From time to time, she'll recount some portion of the exam, and I'm floored that she can even THINK of putting herself through that.
For example, she must take her own stemware, and says that some people coming to take the exam from across the country ship 2-3 CASES of stemware, in case of breakage.
Then, of course, you have no idea what varietal is going to be poured, so you need to select the most "neutral" (she tastes in Riedel Zin/Chianti stems).
Next, you have... I think it's 30 minutes, to write an essay about the wine, breaking it down to varietal, appellation, vinification method, year.
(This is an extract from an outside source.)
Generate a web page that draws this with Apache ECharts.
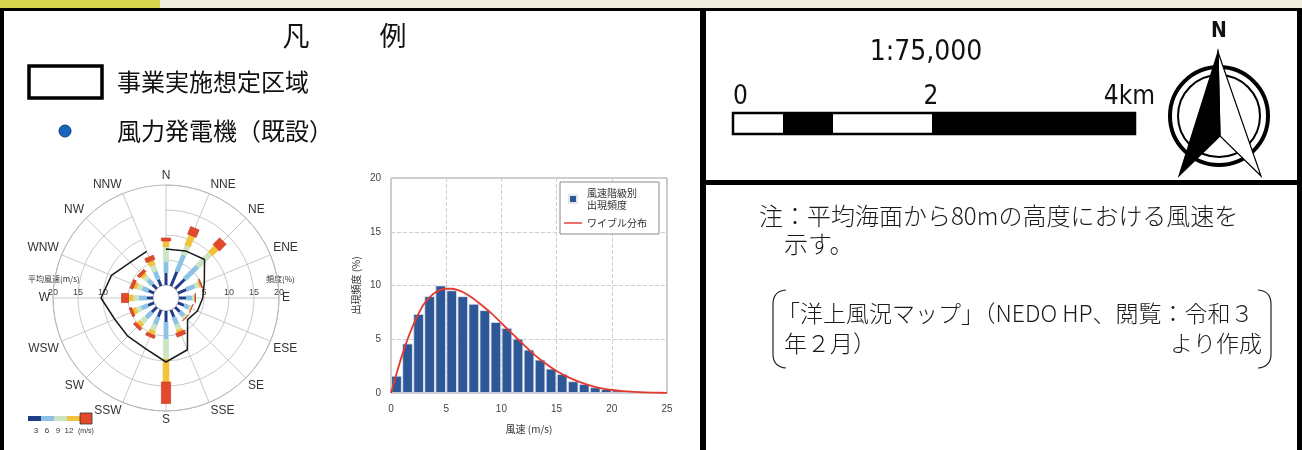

Fascinating stuff, but I quiver in my shoes when I think about the stress.
Ben
wrote:Hey. I'm slightly ignorant about these tests. Are the MW and Master Sommelier tests the same thing? I thought they were different, although I don't know what sets them apart.
Anybody educate me here?
Alder
wrote:Ben,
Good question, which I didn't initially know the answer to -- I thought they were the same thing. But the Internet is an amazing thing. Here's the scoop:
The Institute for the Masters of Wine hands out diplomas for the degree called "Master of Wine" and its graduates are legally allowed to use the "MW" abbreviation in their title. There are 245 of these folks around the world.
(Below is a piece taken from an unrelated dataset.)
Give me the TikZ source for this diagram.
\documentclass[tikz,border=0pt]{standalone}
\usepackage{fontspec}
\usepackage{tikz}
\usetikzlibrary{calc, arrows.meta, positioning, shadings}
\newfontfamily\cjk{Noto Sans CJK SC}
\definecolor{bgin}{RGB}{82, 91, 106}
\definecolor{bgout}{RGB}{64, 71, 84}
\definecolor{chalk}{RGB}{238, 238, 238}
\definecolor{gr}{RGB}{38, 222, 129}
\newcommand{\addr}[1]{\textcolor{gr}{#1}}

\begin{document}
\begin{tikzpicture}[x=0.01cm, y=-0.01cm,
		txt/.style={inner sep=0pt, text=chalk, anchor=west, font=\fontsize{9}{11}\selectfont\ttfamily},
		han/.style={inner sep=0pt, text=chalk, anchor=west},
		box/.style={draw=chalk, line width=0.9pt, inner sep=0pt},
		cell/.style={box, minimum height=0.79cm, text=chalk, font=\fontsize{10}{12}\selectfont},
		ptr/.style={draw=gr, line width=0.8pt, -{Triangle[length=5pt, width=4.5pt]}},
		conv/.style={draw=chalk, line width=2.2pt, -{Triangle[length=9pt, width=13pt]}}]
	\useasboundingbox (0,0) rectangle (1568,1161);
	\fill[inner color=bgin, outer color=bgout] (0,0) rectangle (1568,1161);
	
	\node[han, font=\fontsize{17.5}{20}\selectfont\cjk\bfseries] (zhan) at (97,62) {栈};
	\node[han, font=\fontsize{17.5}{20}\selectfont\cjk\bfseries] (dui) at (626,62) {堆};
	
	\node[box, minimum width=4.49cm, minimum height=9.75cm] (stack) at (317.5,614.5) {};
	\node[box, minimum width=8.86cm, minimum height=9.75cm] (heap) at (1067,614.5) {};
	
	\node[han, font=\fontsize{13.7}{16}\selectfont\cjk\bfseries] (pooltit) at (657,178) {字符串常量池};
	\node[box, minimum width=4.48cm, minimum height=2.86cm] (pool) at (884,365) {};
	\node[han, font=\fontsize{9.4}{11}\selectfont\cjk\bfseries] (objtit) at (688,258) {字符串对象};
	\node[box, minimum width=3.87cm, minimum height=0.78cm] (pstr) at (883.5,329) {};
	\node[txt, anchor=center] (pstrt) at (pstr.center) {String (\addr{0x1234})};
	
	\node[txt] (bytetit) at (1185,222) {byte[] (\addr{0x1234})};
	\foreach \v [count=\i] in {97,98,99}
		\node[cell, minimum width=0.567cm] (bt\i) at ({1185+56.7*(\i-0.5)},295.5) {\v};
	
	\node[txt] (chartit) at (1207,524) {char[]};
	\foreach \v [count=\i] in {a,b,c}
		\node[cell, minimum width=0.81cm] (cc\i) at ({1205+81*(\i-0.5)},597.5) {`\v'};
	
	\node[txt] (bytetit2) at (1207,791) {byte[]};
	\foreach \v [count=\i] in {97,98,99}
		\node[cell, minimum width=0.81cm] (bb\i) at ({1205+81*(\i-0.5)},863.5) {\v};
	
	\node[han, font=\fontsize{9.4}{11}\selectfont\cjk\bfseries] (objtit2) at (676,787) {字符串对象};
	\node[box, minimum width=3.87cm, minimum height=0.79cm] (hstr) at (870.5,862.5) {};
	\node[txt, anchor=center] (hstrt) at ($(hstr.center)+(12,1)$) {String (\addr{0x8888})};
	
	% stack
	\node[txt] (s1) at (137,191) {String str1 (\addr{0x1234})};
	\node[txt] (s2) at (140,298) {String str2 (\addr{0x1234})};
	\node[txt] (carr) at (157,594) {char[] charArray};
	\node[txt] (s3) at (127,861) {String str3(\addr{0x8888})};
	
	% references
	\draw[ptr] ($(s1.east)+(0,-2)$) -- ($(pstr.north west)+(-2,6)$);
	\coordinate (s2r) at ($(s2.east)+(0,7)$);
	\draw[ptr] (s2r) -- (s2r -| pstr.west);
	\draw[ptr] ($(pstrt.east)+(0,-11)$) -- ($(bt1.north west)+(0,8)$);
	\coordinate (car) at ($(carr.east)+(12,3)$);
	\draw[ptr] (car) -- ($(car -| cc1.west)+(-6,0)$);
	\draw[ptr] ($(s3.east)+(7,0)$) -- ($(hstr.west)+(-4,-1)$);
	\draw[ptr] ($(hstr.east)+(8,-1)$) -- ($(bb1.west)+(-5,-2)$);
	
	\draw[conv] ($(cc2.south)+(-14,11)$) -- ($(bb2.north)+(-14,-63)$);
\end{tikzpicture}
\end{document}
The Court of Master Sommeliers is a different organization entirely and they offer a degree program called Master Sommelier, and their graduates can legally use the "MS" abbreviation in their title. There are about 70 people in the US and 122 in the UK who have this title.
So now that we've gotten that straight, I wonder which one is harder. Do they have yearly duels, like the old Harvard vs. Yale rivalry?
If they don't someone should make it happen. We could televise it on ESPN.